Abstract 2184: Role of Transesophageal Echocardiography in Patients with Ischemic Stroke of Undetermined Etiology
Background: In one-third of patients with ischemic stroke, the etiology remains unknown after diagnostic evaluation. This study examined the diagnostic value and therapeutic impact of routine TEE in patients with stroke of otherwise undetermined etiology.
Methods: Between April 2005 and March 2009, 989 stroke patients > 18 years of age with documented brain ischemia on CT and/or MRI received TEE. Without the TEE results, patients were retrospectively classified according to the Trial of Org 10172 in Acute stroke Treatment (TOAST) criteria, based on the results of routine diagnostics, including ECG, Holter-ECG, brain imaging (computed tomography and/or magnetic resonance imaging) and ultrasound or magnetic resonance arteriography of the brain supplying arteries. In 602 patients (63%), stroke etiology could be determined before the TEE results were available. In the remainig 348 patients (37%), the stroke etiology could not be determined after routine diagnostics. We reviewed the TEE examinations of these 348 patients for possible cardiovascular sources of embolism (CSE).

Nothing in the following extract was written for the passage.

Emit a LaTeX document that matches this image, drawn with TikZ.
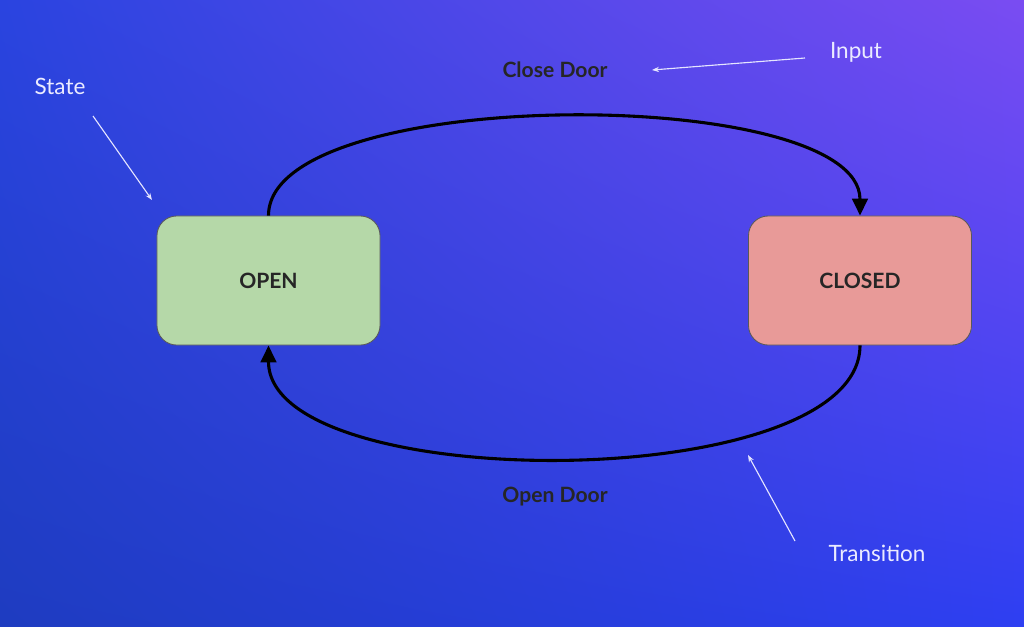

Results: All patients (mean age 76 years (range 18 - 95 years) , 53% males) received TEE within a median of 5 days after the stroke event. TEE detected at least one possible source of cardiac embolism in 293 patients (84%). In 8 patients (2%), TEE revealed a high-risk source of embolism with indication for oral anticoagulation or cardiac surgery (Table). Seventy-seven patients in the study group were ≤ 55 years of age. In this subgroup, 61% had a positive TEE finding, compared to 91% in the older subgroup. There was no difference in the prevalence of PFO and/or ASA between patients ≤ 55 years and patients > 55 years (36% vs. 32%). In the patients with otherwise normal TEE (cryptogenic stroke patients), the prevalence of PFO and/or ASA was higher, although there was again no difference observed between patients ≤ 55 years > 55 years (45% vs. 42%) (Table). However, when an interatrial septum anomaly was detected in a patient ≤ 55 years, it was the only CSE in 89% of cases (versus 16% in the older group, p < 0.001).
Conclusion: TEE identified a potential source of cardiac embolism in most patients with stroke of otherwise undetermined etiology. In a limited number of cases, TEE influenced the management of these patients directly. The prevalence of interatrial septum anomalies was high in cryptogenic stroke patients. In stroke patients < 55 years, a PFO was in most cases the only pathologic finding, suggesting its pathogenic character in this subgroup.
- © 2012 by American Heart Association, Inc.